Records for the task:
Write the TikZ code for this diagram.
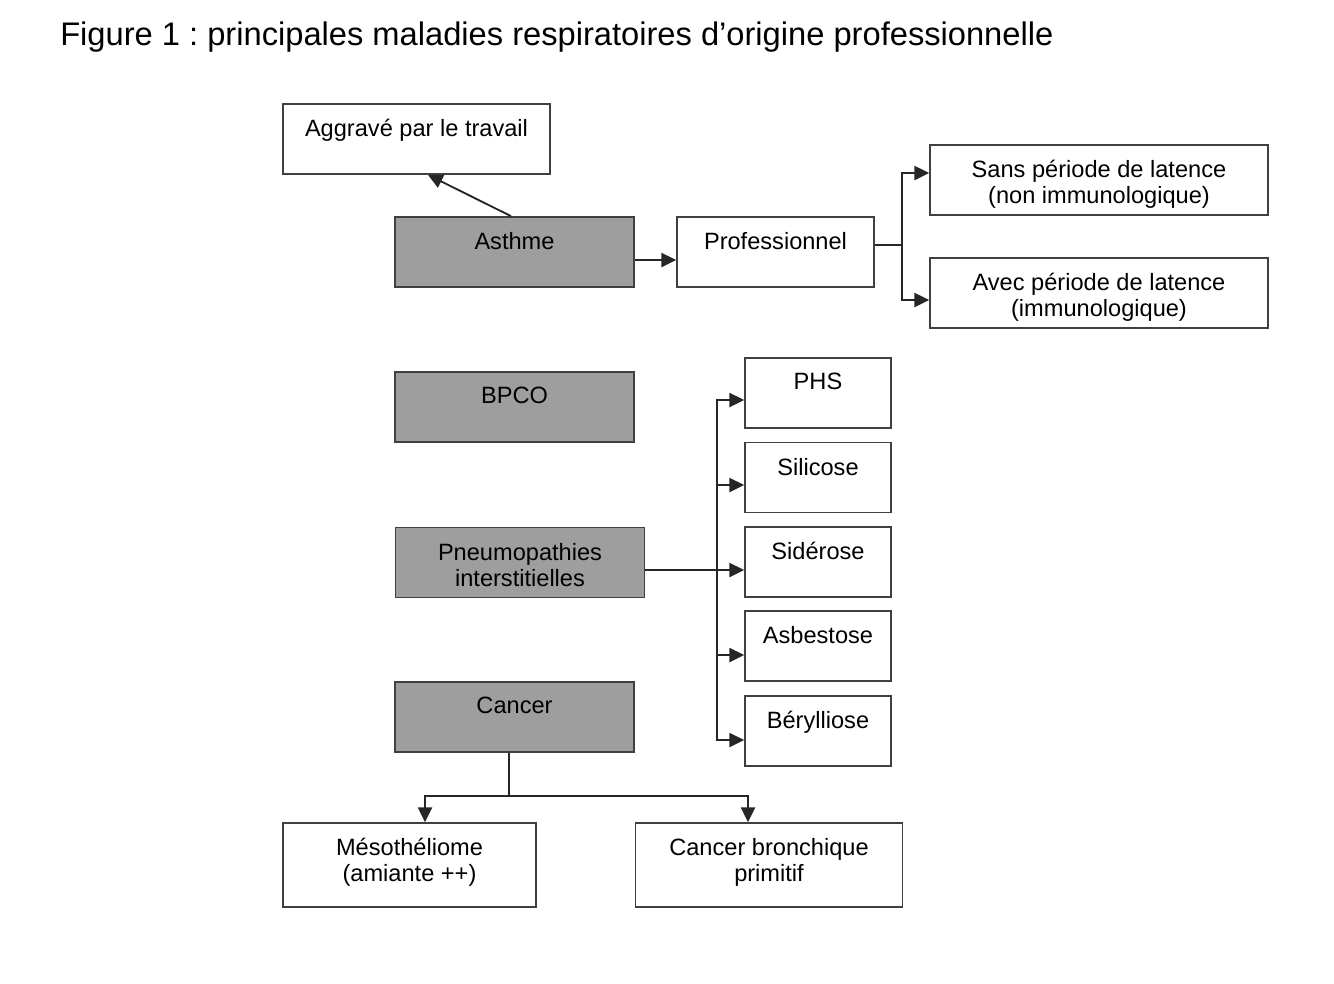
\documentclass[tikz,border=0pt]{standalone}
\usepackage{fontspec}
\setmainfont{Liberation Sans}
\usetikzlibrary{arrows.meta}
\frenchspacing
\begin{document}
\begin{tikzpicture}[x=0.75pt,y=-0.75pt,
  box/.style={draw=black!75,line width=1.3pt,fill=white,inner sep=0pt,minimum height=52.5pt},
  dark/.style={box,fill=black!38},
  txt/.style={anchor=north,inner sep=0pt,yshift=-12pt,align=center,font=\fontsize{17.7}{19.5}\selectfont},
  arr/.style={-{Triangle[length=11pt,width=10.5pt]},line width=1.4pt,draw=black!85},
  link/.style={line width=1.4pt,draw=black!85}]
  \useasboundingbox (0,0) rectangle (1334,983);
  % Title
  \node[anchor=base west,inner sep=0pt,font=\fontsize{24.5}{28}\selectfont] (title) at (60,45) {Figure 1 : principales maladies respiratoires d’origine professionnelle};

  % Asthme
  \node[box,minimum width=200.25pt,label={[txt]north:Aggravé par le travail}] (aggrave) at (416.5,139) {};
  \node[dark,minimum width=179.25pt,label={[txt]north:Asthme}] (asthme) at (514.5,252) {};
  \node[box,minimum width=147.75pt,label={[txt]north:Professionnel}] (prof) at (775.5,252) {};
  \node[box,minimum width=253.5pt,label={[txt]north:Sans période de latence\\(non immunologique)}] (sans) at (1099,180) {};
  \node[box,minimum width=253.5pt,label={[txt]north:Avec période de latence\\(immunologique)}] (avec) at (1099,293) {};

  % BPCO, pneumopathies, cancer
  \node[dark,minimum width=179.25pt,label={[txt]north:BPCO}] (bpco) at (514.5,407) {};
  \node[dark,minimum width=186.75pt,label={[txt]north:Pneumopathies\\interstitielles}] (pneumo) at (520,562.5) {};
  \node[dark,minimum width=179.25pt,label={[txt]north:Cancer}] (cancer) at (514.5,717) {};

  % Pneumoconioses
  \node[box,minimum width=109.5pt,label={[txt]north:PHS}] (phs) at (818,393) {};
  \node[box,minimum width=109.5pt,label={[txt]north:Silicose}] (silicose) at (818,477.5) {};
  \node[box,minimum width=109.5pt,label={[txt]north:Sidérose}] (siderose) at (818,562) {};
  \node[box,minimum width=109.5pt,label={[txt]north:Asbestose}] (asbestose) at (818,646) {};
  \node[box,minimum width=109.5pt,label={[txt]north:Bérylliose}] (berylliose) at (818,731) {};

  % Cancers
  \node[box,minimum width=189.75pt,minimum height=63pt,label={[txt]north:Mésothéliome\\(amiante ++)}] (meso) at (409.5,865) {};
  \node[box,minimum width=200.25pt,minimum height=63pt,label={[txt]north:Cancer bronchique\\primitif}] (bronch) at (769,865) {};

  % Links
  \draw[arr] (asthme.north -| 511,0) -- (aggrave.south -| 428,0);
  \draw[arr] (asthme.east |- 0,260) -- (prof.west |- 0,260);
  \coordinate (pbus) at (902,245);
  \draw[link] (prof.east |- pbus) -- (pbus);
  \draw[arr] (pbus) |- (sans.west |- 0,173);
  \draw[arr] (pbus) |- (avec.west |- 0,300);

  \coordinate (ibus) at (717,570);
  \draw[arr] (pneumo.east |- ibus) -- (siderose.west |- ibus);
  \draw[arr] (ibus) |- (phs.west |- 0,400);
  \draw[arr] (ibus) |- (silicose.west |- 0,485);
  \draw[arr] (ibus) |- (asbestose.west |- 0,655);
  \draw[arr] (ibus) |- (berylliose.west |- 0,740);

  \coordinate (cbus) at (509,796);
  \draw[link] (cancer.south -| cbus) -- (cbus);
  \draw[arr] (cbus) -| (meso.north -| 425,0);
  \draw[arr] (cbus) -| (bronch.north -| 748,0);
\end{tikzpicture}
\end{document}
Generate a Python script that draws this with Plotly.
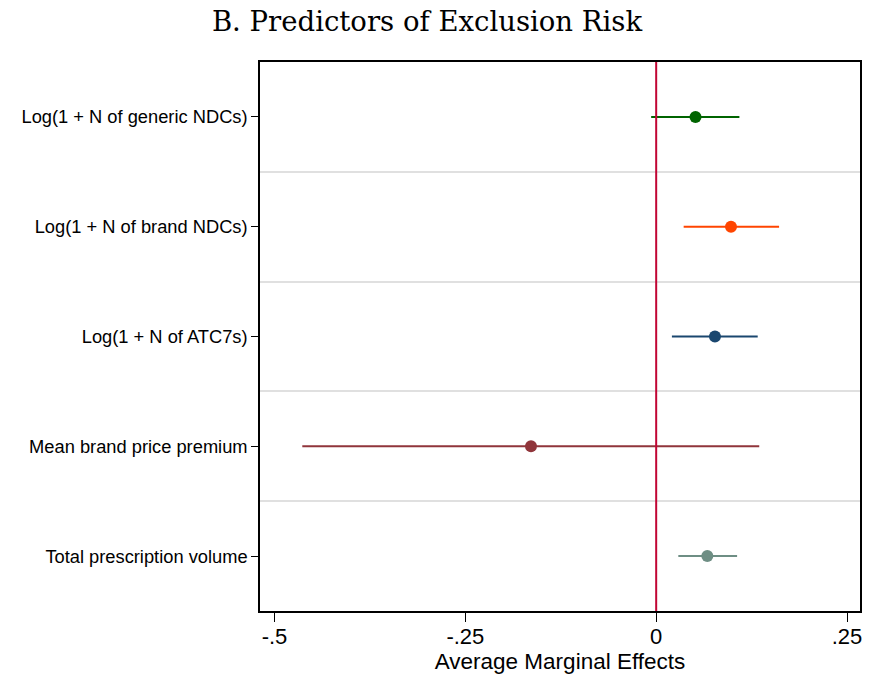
import plotly.graph_objects as go

categories = [
    "Log(1 + N of generic NDCs)",
    "Log(1 + N of brand NDCs)",
    "Log(1 + N of ATC7s)",
    "Mean brand price premium",
    "Total prescription volume",
]
estimates = [0.0515, 0.098, 0.077, -0.164, 0.067]
ci_low = [-0.0066, 0.036, 0.0206, -0.4636, 0.029]
ci_high = [0.109, 0.161, 0.133, 0.135, 0.106]
colors = ["#006400", "#ff4500", "#1a476f", "#90353b", "#6e8e84"]
x_ticks = [-0.5, -0.25, 0, 0.25]
x_tick_labels = ["-.5", "-.25", "0", ".25"]

# page has an 8px body margin; compensate
OFF = 8
W, H = 881 - OFF, 675 - OFF
L, R, T, B = 260 - OFF, 21, 62 - OFF, 64
PW, PH = W - L - R, H - T - B

fig = go.Figure()
for i, cat in enumerate(categories):
    fig.add_trace(go.Scatter(
        x=[estimates[i]], y=[i],
        mode="markers",
        marker=dict(color=colors[i], size=12),
        error_x=dict(type="data", symmetric=False,
                     array=[ci_high[i] - estimates[i]],
                     arrayminus=[estimates[i] - ci_low[i]],
                     color=colors[i], thickness=2, width=0),
        showlegend=False,
    ))

fig.add_shape(type="line", x0=0, x1=0, y0=0, y1=1, xref="x", yref="paper",
              line=dict(color="#c10534", width=2), layer="above")

fig.update_layout(
    width=W, height=H,
    paper_bgcolor="white", plot_bgcolor="white",
    margin=dict(l=L, r=R, t=T, b=B, autoexpand=False),
    font=dict(family="Liberation Sans, Arial, sans-serif", color="black"),
    title=dict(text="B. Predictors of Exclusion Risk",
               x=(427 - OFF) / W, xanchor="center", xref="container",
               y=1 - (21 - OFF) / H, yanchor="middle", yref="container",
               font=dict(family="DejaVu Serif, serif", size=27.5, color="black")),
)

fig.update_xaxes(
    range=[-0.519, 0.267], tickvals=x_ticks, ticktext=x_tick_labels,
    showgrid=False, zeroline=False,
    showline=True, linecolor="black", linewidth=1.5, mirror=True,
    ticks="outside", ticklen=9, tickcolor="black", tickwidth=1,
    tickfont=dict(size=22), ticklabelstandoff=-4,
    title=dict(text="Average Marginal Effects", font=dict(size=22.5), standoff=3),
)
fig.update_yaxes(
    range=[4.5, -0.5], tickvals=list(range(len(categories))), ticktext=categories,
    showgrid=False, zeroline=False,
    showline=True, linecolor="black", linewidth=1.5, mirror=True,
    ticks="outside", ticklen=7, tickcolor="black", tickwidth=1,
    tickfont=dict(size=18.3),
    minor=dict(tickvals=[0.5, 1.5, 2.5, 3.5], showgrid=True, gridcolor="#e0e0e0",
               gridwidth=2, ticklen=0),
)

fig.write_html("out.html")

Task: All of the lines above should be retyped precisely, apart from the pictures.

Response to the task:
Write the TikZ code for this diagram.
\documentclass[tikz,border=0pt]{standalone}
\usepackage{fontspec}
\setmainfont{Liberation Sans}
\usetikzlibrary{arrows.meta}
\frenchspacing
\begin{document}
\begin{tikzpicture}[x=0.75pt,y=-0.75pt,
  box/.style={draw=black!75,line width=1.3pt,fill=white,inner sep=0pt,minimum height=52.5pt},
  dark/.style={box,fill=black!38},
  txt/.style={anchor=north,inner sep=0pt,yshift=-12pt,align=center,font=\fontsize{17.7}{19.5}\selectfont},
  arr/.style={-{Triangle[length=11pt,width=10.5pt]},line width=1.4pt,draw=black!85},
  link/.style={line width=1.4pt,draw=black!85}]
  \useasboundingbox (0,0) rectangle (1334,983);
  % Title
  \node[anchor=base west,inner sep=0pt,font=\fontsize{24.5}{28}\selectfont] (title) at (60,45) {Figure 1 : principales maladies respiratoires d’origine professionnelle};

  % Asthme
  \node[box,minimum width=200.25pt,label={[txt]north:Aggravé par le travail}] (aggrave) at (416.5,139) {};
  \node[dark,minimum width=179.25pt,label={[txt]north:Asthme}] (asthme) at (514.5,252) {};
  \node[box,minimum width=147.75pt,label={[txt]north:Professionnel}] (prof) at (775.5,252) {};
  \node[box,minimum width=253.5pt,label={[txt]north:Sans période de latence\\(non immunologique)}] (sans) at (1099,180) {};
  \node[box,minimum width=253.5pt,label={[txt]north:Avec période de latence\\(immunologique)}] (avec) at (1099,293) {};

  % BPCO, pneumopathies, cancer
  \node[dark,minimum width=179.25pt,label={[txt]north:BPCO}] (bpco) at (514.5,407) {};
  \node[dark,minimum width=186.75pt,label={[txt]north:Pneumopathies\\interstitielles}] (pneumo) at (520,562.5) {};
  \node[dark,minimum width=179.25pt,label={[txt]north:Cancer}] (cancer) at (514.5,717) {};

  % Pneumoconioses
  \node[box,minimum width=109.5pt,label={[txt]north:PHS}] (phs) at (818,393) {};
  \node[box,minimum width=109.5pt,label={[txt]north:Silicose}] (silicose) at (818,477.5) {};
  \node[box,minimum width=109.5pt,label={[txt]north:Sidérose}] (siderose) at (818,562) {};
  \node[box,minimum width=109.5pt,label={[txt]north:Asbestose}] (asbestose) at (818,646) {};
  \node[box,minimum width=109.5pt,label={[txt]north:Bérylliose}] (berylliose) at (818,731) {};

  % Cancers
  \node[box,minimum width=189.75pt,minimum height=63pt,label={[txt]north:Mésothéliome\\(amiante ++)}] (meso) at (409.5,865) {};
  \node[box,minimum width=200.25pt,minimum height=63pt,label={[txt]north:Cancer bronchique\\primitif}] (bronch) at (769,865) {};

  % Links
  \draw[arr] (asthme.north -| 511,0) -- (aggrave.south -| 428,0);
  \draw[arr] (asthme.east |- 0,260) -- (prof.west |- 0,260);
  \coordinate (pbus) at (902,245);
  \draw[link] (prof.east |- pbus) -- (pbus);
  \draw[arr] (pbus) |- (sans.west |- 0,173);
  \draw[arr] (pbus) |- (avec.west |- 0,300);

  \coordinate (ibus) at (717,570);
  \draw[arr] (pneumo.east |- ibus) -- (siderose.west |- ibus);
  \draw[arr] (ibus) |- (phs.west |- 0,400);
  \draw[arr] (ibus) |- (silicose.west |- 0,485);
  \draw[arr] (ibus) |- (asbestose.west |- 0,655);
  \draw[arr] (ibus) |- (berylliose.west |- 0,740);

  \coordinate (cbus) at (509,796);
  \draw[link] (cancer.south -| cbus) -- (cbus);
  \draw[arr] (cbus) -| (meso.north -| 425,0);
  \draw[arr] (cbus) -| (bronch.north -| 748,0);
\end{tikzpicture}
\end{document}
Generate a Python script that draws this with Plotly.
import plotly.graph_objects as go

categories = [
    "Log(1 + N of generic NDCs)",
    "Log(1 + N of brand NDCs)",
    "Log(1 + N of ATC7s)",
    "Mean brand price premium",
    "Total prescription volume",
]
estimates = [0.0515, 0.098, 0.077, -0.164, 0.067]
ci_low = [-0.0066, 0.036, 0.0206, -0.4636, 0.029]
ci_high = [0.109, 0.161, 0.133, 0.135, 0.106]
colors = ["#006400", "#ff4500", "#1a476f", "#90353b", "#6e8e84"]
x_ticks = [-0.5, -0.25, 0, 0.25]
x_tick_labels = ["-.5", "-.25", "0", ".25"]

# page has an 8px body margin; compensate
OFF = 8
W, H = 881 - OFF, 675 - OFF
L, R, T, B = 260 - OFF, 21, 62 - OFF, 64
PW, PH = W - L - R, H - T - B

fig = go.Figure()
for i, cat in enumerate(categories):
    fig.add_trace(go.Scatter(
        x=[estimates[i]], y=[i],
        mode="markers",
        marker=dict(color=colors[i], size=12),
        error_x=dict(type="data", symmetric=False,
                     array=[ci_high[i] - estimates[i]],
                     arrayminus=[estimates[i] - ci_low[i]],
                     color=colors[i], thickness=2, width=0),
        showlegend=False,
    ))

fig.add_shape(type="line", x0=0, x1=0, y0=0, y1=1, xref="x", yref="paper",
              line=dict(color="#c10534", width=2), layer="above")

fig.update_layout(
    width=W, height=H,
    paper_bgcolor="white", plot_bgcolor="white",
    margin=dict(l=L, r=R, t=T, b=B, autoexpand=False),
    font=dict(family="Liberation Sans, Arial, sans-serif", color="black"),
    title=dict(text="B. Predictors of Exclusion Risk",
               x=(427 - OFF) / W, xanchor="center", xref="container",
               y=1 - (21 - OFF) / H, yanchor="middle", yref="container",
               font=dict(family="DejaVu Serif, serif", size=27.5, color="black")),
)

fig.update_xaxes(
    range=[-0.519, 0.267], tickvals=x_ticks, ticktext=x_tick_labels,
    showgrid=False, zeroline=False,
    showline=True, linecolor="black", linewidth=1.5, mirror=True,
    ticks="outside", ticklen=9, tickcolor="black", tickwidth=1,
    tickfont=dict(size=22), ticklabelstandoff=-4,
    title=dict(text="Average Marginal Effects", font=dict(size=22.5), standoff=3),
)
fig.update_yaxes(
    range=[4.5, -0.5], tickvals=list(range(len(categories))), ticktext=categories,
    showgrid=False, zeroline=False,
    showline=True, linecolor="black", linewidth=1.5, mirror=True,
    ticks="outside", ticklen=7, tickcolor="black", tickwidth=1,
    tickfont=dict(size=18.3),
    minor=dict(tickvals=[0.5, 1.5, 2.5, 3.5], showgrid=True, gridcolor="#e0e0e0",
               gridwidth=2, ticklen=0),
)

fig.write_html("out.html")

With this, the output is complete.